Constance is a young woman growing up in the ultra conservative post-war years in Auckland. She is a passionate cinemagoer and is determined that there must be more to life than her own gentle career as a primary school teacher. She leaves her job and for awhile amuses herself by encouraging the attentions of two eager young men, Errol Barr and Richard Lewis. Errol is the dutiful son of the all-powerful Mrs Barr – the very doyenne of Auckland high society – while Richard is the only child of a clergyman. Constance flirts with her suitors at dancing lessons and tennis parties but inevitably she finds them no match for her screen idols. She longs to play other roles than wife, mother or social organizer. Constance is not sorry when Mrs Barr eventually relieves her of her duties as Secretary of the Leprosy Fund, and as a companion to Errol. Constance seizes the opportunity to pursue her own dreams and strike a blow at the high society matriarchs when she seduces the guest of honour at the Barr’s annual garden party. Simon Malyon is an expatriate New Zealander and a famous Hollywood stills photographer. When he asks Constance to pose for him it seems that an exciting new world will be opened up to her. Instead Malyon brings Constance face to face with another very hard and very cold reality.

“Before there was television providing an evening out at home a real evening out at the pictures often meant a live show before the movie. Constance begins with an excellent reconstruction of such an evening. The Civic in its heyday, before its untimely twinning, is the venue for the New Zealand premiere of Gilda (1946). The army searchlights are dowsed and the live show is in full swing. The Civic has never looked better. The show is spectacular and the reconstructed Wurlitzer reminds us again of its loss to Auckland. We get large chunks of Gilda, which is always great to watch, as we join in to Constance’s life. It is a fusion of movies, fashion magazine and dreams with her family and acquaintances. The Judith Crozier costumes in Constance are stunning. It is a very clever idea to use one character with costumes extended stylistically from their period. They make Constance stand out from the other characters. But more than that they give her an unreal quality that verges on science fiction. It is a clever device, especially since no-one in the movie thinks she is anything other than a very smartly-dressed young lady. Judie Dogulass, as her mother, is equally good. The relationship between the two is always strained. Constance was her father’s girl. Their relationship was like a loving affair. On his death the suppressed rivalry of mother and daughter changes to a dependency on Constance. The mother psychologically takes the toll of her grief and becomes a virtual recluse. Her mind is altered. During this period, Constance is the breadwinner and her dreams and hopes have a normal rationale. Later she will have her own reaction to grief. I am only a very recent convert to Lee Grant but now she can do no wrong.

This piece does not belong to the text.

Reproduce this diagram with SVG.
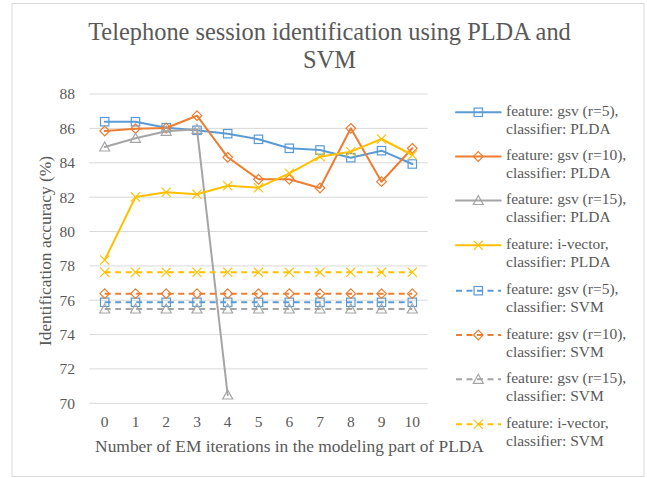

Her Mrs Barr, organizer of a high society leprosy fund, is a great cameo, as is the very brief appearance of Beryl Te Wiata. She hovers as a headmistress in her most lethal predatory manner. The cast reads as a New Zealand Who’s Soon Going to Become A Real Who… Visually, the locations are well chosen. Auckland’s period architecture has never been used so well. The interiors are just as interesting. Designer Richard Jeziorny is someone to really watch out for. To categorise Constance as a psychological drama is accurate on one level, but the movie is richly multi-level. You feel as if you have seen a real movie. I shall watch out for director Bruce Morrison in the future.” — John Parker, Metro, March 1984

“Self-honesty is one of life’s most difficult achievements. People eventually bend rules, repress ideals and compromise principles. They conform. For some, like Constance, a young woman growing up in Auckland’s 1940s society, conformity becomes an ugly self-deception. But the price of the struggle for individualism and self-respect is high, made at the cost of dreams, loneliness, and social and family alienation. Constance demands of its creators precise insight and sensitivity, delicate artistry and professional skill. This difficult challenge was accept by Bruce Morrison (director), Jonathan Hardy (writer), Kevin Hayward (photography), Phillip Howe (editor) and Richard Jeziorny (design). Their stylish production is a triumph. And their star, Auckland actress Donogh Rees, has created the most absorbing character yet in New Zealand film. Director Morrison, a New Zealand television producer-director (Red Deer, Profiles), makes his feature debut with Constance, and he is a perfectionist. He assembles his scenes in a series of polished cameos with painstaking attention to authentic 1940s Auckland detail, music, costumes and mood. Three of his sequences demand special care because they dramatically sharpen Constance’s evolving personality, setting the scenes for her next steps. The first such sequence is a socialist garden party where Constance does verbal battle with the subtle, socially skilled doyenne of Auckland society, announcing to all that she is setting herself apart from their values. The film’s most significant sequence is a harrowing rape on which the whole production pivots. It is crucial that this sequence be handled correctly because it is the rape of Constances’ ideals, hopes and emerging individuality. Morrison succeeds magnificently, drawing out the build-up in a mood of menace and dawning horror. Morrison’s third important sequence, and the film’s best, is a family confrontation with prospective in-laws after Constance, in a state of numbed limbo following the rape, has accepted a marriage proposal from a friend. Here we see Rees in her finest moments. She is so good. Constance is not just a film of the 1940s, nor is it peculiar just to Auckland, for it applies today and in any Western country.” — Auckland Star, 17/3/1984

“Imagine that it's 1984 and you go to the cinema dreaming that you're Rita Hayworth, then wake up next morning and find that you are in suburban Auckland, New Zealand - all cheery, scrubbed faces and neat aspirations. A daunting movie subject, which could easily have turned into whimsy and nostalgia; but thanks to a magnificently realised performance by Rees, the film's stab at the tone of the great post-war melodrama is an almost total success. From minor social peccadilloes via debauchery to complete self-abasement, Constance clings to her dream until it destroys her. Combining a real sense of style with some genuine emotion, the film is lush and exhilarating.” — http://www.timeout.com/film/newyork/reviews/69644/Constance.html

Constance screened on 12 November 2008 as part of a season titled 'troubled teens'.